In the Finance Bill 2009, nearly 9 billion INR (approx. $189 million) has been allocated to spending on higher education. This is a 36% hike on spending for higher education over the previous financial year. Let’s first look at the actual provisions of the budget. All information below has been taken from the official budget site (PDF link) of the Government of India.
- Student loans for the economically weaker sections of society: Full interest subsidy for the moratorium period for loans taken from scheduled banks to study any approved course in any recognized institution in India. This basically translates as an exemption from payment of interest for any loan taken, until one year (usually) after the end of studies. In other words, if I take a loan for pursuing an MBA degree, I don’t pay it back until I get a job, or for one year after the end of my studies (whichever is earlier.)
- INR 900 crores (INR 9 billion) for education and INR 495 crores (4.9 billion) to set up and upgrade polytechnics.
- About 9 billion to set-up Central Universities in states that don’t have any.
- About 20 billion for IITs and NITs of which 4.5 billion is for setting up of new IITs and NITs.
That’s the only information we have about proposed budgetary spending for education in India. This table (PDF link) details the total expenditure by department/ministry. Here is the summary of the department relevant to this post.
As you can see, total expenditure on school education and literacy is around 20,000 crores (200 billion), in 2007-08. It increased to about 260 billion in 2008-09. Total planned expenditure for 2009-10 is around 290 billion. In comparison, spending on higher education has gone up from 62 billion in 2007-08 to around 159 billion in 2009-10. In other words, there has been a 130% increase in total spending on higher education over the last 3 years, compared to a mere 40% for school education and literacy.
Now, there seems to be a basic problem in this spending pattern. Although, in absolute terms, spending on primary education exceeds spending on higher education, it still works out to very less. Consider this, in 2001, roughly 35 percent of India’s billion-strong population was less than 15 years of age. (Source) This is the section of the population that is concerned with primary education. The total number of persons concerned is thus about 350 million. A total expenditure of about 30 billion for 350 million persons is about 85 rupees per person. This amount is negligible by almost all standards. Considering the abnormally high drop-out rates in India, the challenge of achieving total literacy is even higher.

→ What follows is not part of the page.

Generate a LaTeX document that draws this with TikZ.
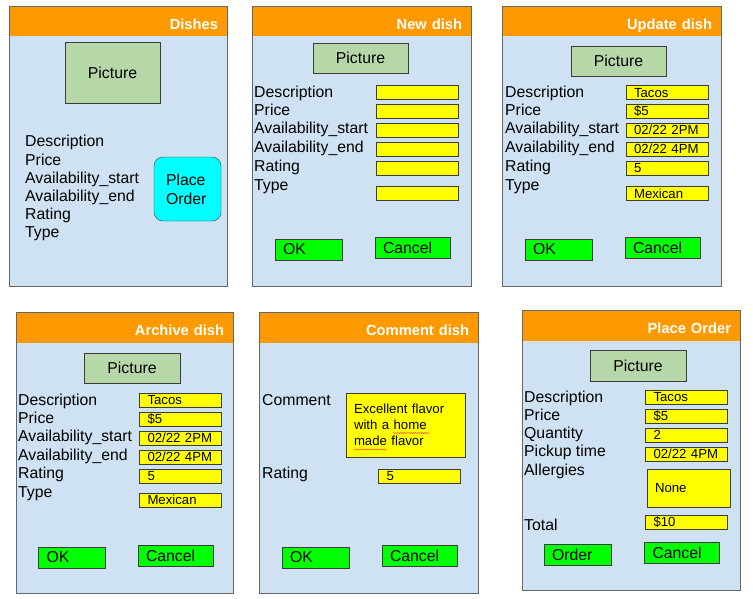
\documentclass[tikz,border=0pt]{standalone}
\usepackage{fontspec}
\setmainfont{Liberation Sans}
\definecolor{hdrorange}{HTML}{FF9900}
\definecolor{panelblue}{HTML}{CFE2F3}
\definecolor{picgreen}{HTML}{B6D7A8}
\definecolor{btngreen}{HTML}{00FF00}
\definecolor{fieldyellow}{HTML}{FFFF00}
\definecolor{btncyan}{HTML}{00FFFF}
\definecolor{edgegrey}{HTML}{666666}
\definecolor{boxgrey}{HTML}{3C3C3C}
\newcommand{\lblfont}{\fontsize{15.8}{18.5}\selectfont}
\newcommand{\valfont}{\fontsize{13.2}{16}\selectfont}
\newcommand{\hdrfont}{\fontsize{14.7}{17}\selectfont\bfseries}
\usetikzlibrary{decorations.pathmorphing}

\begin{document}
\begin{tikzpicture}[x=1pt, y=-1pt,
      panel/.style={fill=panelblue, inner sep=0pt},
      hdr/.style={fill=hdrorange, text=white, font=\hdrfont, align=right,
                  inner xsep=9pt, inner ysep=0pt, minimum height=29pt,
                  text height=15.6pt, text depth=0pt},
      edge/.style={draw=edgegrey, line width=0.9pt},
      photo/.style={draw=boxgrey, fill=picgreen, font=\lblfont, inner sep=0pt,
                    minimum width=95pt, minimum height=30pt},
      lbl/.style={anchor=base west, inner sep=0pt, font=\lblfont},
      field/.style={draw=boxgrey, fill=fieldyellow, font=\valfont, align=left,
                    text width=66pt, inner xsep=8pt, inner ysep=0pt,
                    minimum height=14pt, text height=9.6pt, text depth=0pt},
      note/.style={draw=boxgrey, fill=fieldyellow, align=left, inner xsep=8pt,
                   font=\fontsize{13.2}{16}\selectfont},
      btn/.style={draw=boxgrey, fill=btngreen, font=\lblfont, align=left,
                  inner xsep=8pt, inner ysep=0pt, minimum height=21pt},
      okbtn/.style={btn, text width=51pt},
      cnbtn/.style={btn, text width=59pt},
      ordbtn/.style={draw=boxgrey, fill=btncyan, rounded corners=9pt,
                     align=left, text width=43pt, inner xsep=12pt,
                     minimum height=64pt, font=\fontsize{15.8}{19}\selectfont},
      squig/.style={red!75, line width=0.4pt, decorate,
                    decoration={snake, amplitude=0.6pt, segment length=2.2pt}}
    ]
      \useasboundingbox (0,0) rectangle (753,598);

      % Dishes
      \node[panel, minimum width=217pt, minimum height=279pt] (dishes) at (118.5,146.5) {};
      \node[hdr, text width=199pt] (dishesh) at (118.5,21.5) {Dishes};
      \draw[edge] (dishes.north west) rectangle (dishes.south east);
      \node[photo, minimum height=61pt] (dishespic) at (112.5,72.5) {Picture};
      \node[lbl] (dishesl1) at (25,146.7) {Description};
      \node[lbl] (dishesl2) at (25,165) {Price};
      \node[lbl] (dishesl3) at (25,183.3) {Availability\_start};
      \node[lbl] (dishesl4) at (25,201.5) {Availability\_end};
      \node[lbl] (dishesl5) at (25,219.7) {Rating};
      \node[lbl] (dishesl6) at (25,237.8) {Type};
      \node[ordbtn] (dishesbtn) at (187.5,189) {Place\\Order};

      % New dish
      \node[panel, minimum width=218pt, minimum height=279pt] (newd) at (362,146.5) {};
      \node[hdr, text width=200pt] (newdh) at (362,21.5) {New dish};
      \draw[edge] (newd.north west) rectangle (newd.south east);
      \node[photo] (newdpic) at (360.5,58) {Picture};
      \node[lbl] (newdl1) at (254,97.7) {Description};
      \node[lbl] (newdl2) at (254,115.7) {Price};
      \node[lbl] (newdl3) at (254,133.7) {Availability\_start};
      \node[lbl] (newdl4) at (254,152.3) {Availability\_end};
      \node[lbl] (newdl5) at (254,171) {Rating};
      \node[lbl] (newdl6) at (254,190) {Type};
      \node[field] (newdf1) at (417,92.5) {};
      \node[field] (newdf2) at (417,111) {};
      \node[field] (newdf3) at (417,130) {};
      \node[field] (newdf4) at (417,149) {};
      \node[field] (newdf5) at (417,168) {};
      \node[field] (newdf6) at (417,193.5) {};
      \node[okbtn] (newdok) at (308.5,249.5) {OK};
      \node[cnbtn] (newdcn) at (412.5,248) {Cancel};

      % Update dish
      \node[panel, minimum width=218pt, minimum height=279pt] (upd) at (612,146.5) {};
      \node[hdr, text width=200pt] (updh) at (612,21.5) {Update dish};
      \draw[edge] (upd.north west) rectangle (upd.south east);
      \node[photo] (updpic) at (618.5,61) {Picture};
      \node[lbl] (updl1) at (505,97.7) {Description};
      \node[lbl] (updl2) at (505,115.7) {Price};
      \node[lbl] (updl3) at (505,133.7) {Availability\_start};
      \node[lbl] (updl4) at (505,152.3) {Availability\_end};
      \node[lbl] (updl5) at (505,171) {Rating};
      \node[lbl] (updl6) at (505,190) {Type};
      \node[field] (updf1) at (667,92.5) {Tacos};
      \node[field] (updf2) at (667,111) {\$5};
      \node[field] (updf3) at (667,130) {02/22 2PM};
      \node[field] (updf4) at (667,149) {02/22 4PM};
      \node[field] (updf5) at (667,168) {5};
      \node[field] (updf6) at (667,193.5) {Mexican};
      \node[okbtn] (updok) at (558.5,249.5) {OK};
      \node[cnbtn] (updcn) at (662.5,248) {Cancel};

      % Archive dish
      \node[panel, minimum width=216pt, minimum height=280pt] (arch) at (125,453) {};
      \node[hdr, text width=198pt, minimum height=30pt] (archh) at (125,328) {Archive dish};
      \draw[edge] (arch.north west) rectangle (arch.south east);
      \node[photo, minimum width=96pt] (archpic) at (132,368) {Picture};
      \node[lbl] (archl1) at (18,405) {Description};
      \node[lbl] (archl2) at (18,423.3) {Price};
      \node[lbl] (archl3) at (18,441.7) {Availability\_start};
      \node[lbl] (archl4) at (18,460.3) {Availability\_end};
      \node[lbl] (archl5) at (18,478.7) {Rating};
      \node[lbl] (archl6) at (18,497) {Type};
      \node[field] (archf1) at (180.5,400) {Tacos};
      \node[field] (archf2) at (180.5,419) {\$5};
      \node[field] (archf3) at (180.5,438) {02/22 2PM};
      \node[field] (archf4) at (180.5,457) {02/22 4PM};
      \node[field] (archf5) at (180.5,476) {5};
      \node[field] (archf6) at (180.5,500) {Mexican};
      \node[okbtn] (archok) at (72,557.5) {OK};
      \node[cnbtn] (archcn) at (175.5,555.5) {Cancel};

      % Comment dish
      \node[panel, minimum width=218pt, minimum height=280pt] (comm) at (369,453) {};
      \node[hdr, text width=200pt, minimum height=30pt] (commh) at (369,328) {Comment dish};
      \draw[edge] (comm.north west) rectangle (comm.south east);
      \node[lbl] (comml1) at (262,405) {Comment};
      \node[lbl] (comml2) at (262,478.3) {Rating};
      \node[note, text width=103pt, minimum height=64pt] (commtxt) at (405.5,425)
        {Excellent flavor\\with a home\\made flavor};
      \draw[squig] (393,433) -- (429,433);
      \draw[squig] (354,449.5) -- (387,449.5);
      \node[field] (commf) at (419.5,476) {5};
      \node[okbtn] (commok) at (315.5,557.5) {OK};
      \node[cnbtn] (commcn) at (419.5,555.5) {Cancel};

      % Place Order
      \node[panel, minimum width=217pt, minimum height=279pt] (order) at (631.5,450.5) {};
      \node[hdr, text width=199pt, minimum height=30pt] (orderh) at (631.5,326) {Place Order};
      \draw[edge] (order.north west) rectangle (order.south east);
      \node[photo, minimum width=96pt, minimum height=31pt] (orderpic) at (638,365.5) {Picture};
      \node[lbl] (orderl1) at (524,402) {Description};
      \node[lbl] (orderl2) at (524,420) {Price};
      \node[lbl] (orderl3) at (524,438.3) {Quantity};
      \node[lbl] (orderl4) at (524,456.3) {Pickup time};
      \node[lbl] (orderl5) at (524,475.7) {Allergies};
      \node[lbl] (orderl6) at (524,530.7) {Total};
      \node[field] (orderf1) at (686.5,397) {Tacos};
      \node[field] (orderf2) at (686.5,416) {\$5};
      \node[field] (orderf3) at (686.5,435) {2};
      \node[field] (orderf4) at (686.5,454) {02/22 4PM};
      \node[note, text width=67pt, minimum height=38pt] (orderall) at (688.5,488) {None};
      \node[field] (orderf6) at (686.5,522) {\$10};
      \node[okbtn] (orderok) at (577.5,554.5) {Order};
      \node[cnbtn] (ordercn) at (682,552.5) {Cancel};
    \end{tikzpicture}
\end{document}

Now, it’s not as if spending on higher education must be cut. However, it is important to remember that primary education is the stepping stone to progress. Unless children go to school and get educated, spending on higher education will be meaningless. Also, subsidizing higher education makes no sense to me. Giving fee concessions for students in universities does not solve the problem. This is especially true with the IITs and NITs. Making credit freely available and encouraging banks to check only the capacity of the student to get a job and pay the money back will go a long way in getting students from underprivileged families into college. It is not important to give free education. It is more important to impart quality education, especially in the tertiary education sector.
Facilitating access to centres of excellence in higher education, especially for economically backward sections of society can be done simply by removing the financial hurdles that exist today. The IITs are a case in point. It is extremely difficult to gain access to any of the IITs. The creation of new IITs and NITs will only solve this problem to a certain extent. It is more important to ensure that the existing IITs and NITs do not lose their relevance and quality in the endeavour to create new ones. In other words, an increase in the number of such institutions must not compromise quality. To ensure this, spending on upgradation and maintenance of infrastructure is essential. What is neither required nor advisable is subsidising the tuition fee, or lowering the entry barrier by relaxing the norms for reserved categories.
Much can be done for higher education within the existing framework. Primary education, on the other hand, requires a complete overhaul. The National Literacy Missions don’t seem to be working too well. The school dropout rates are still alarmingly high, and show no signs of dropping. Female literacy is abysmal, especially in rural areas and in the BIMARU states. Correcting these anomalies require, not just money, but also political will. Sadly, for our government, it seems to be taking a back seat. Catering to the IT and ITeS sectors seem to take priority, with the government going out of its way to provide engineering education and training at the cost of basic literacy programmes.
The need of the hour is to address basic concerns regarding primary education. Ensuring that primary schools exist and function in rural areas (at least one in every village) is essential. Even the one-room schools that do exist suffer from lack of amenities and even teachers. Providing of drinking water, sanitation and a comfortable learning environment will also greatly help. Of these, sanitation is especially important if we want to keep girls in schools at least until they are 14. Many girls drop out of schools due to the complete absence of toilets in the schools. The noon-meal scheme that worked so well in some Indian states needs to be properly implemented, ensuring that the children get a nutritious and well-cooked meal, at least once a day. These measures are already in place. It just requires budgetary allocation, and more importantly, political will to function properly. Whether it will actually happen is the million-dollar question.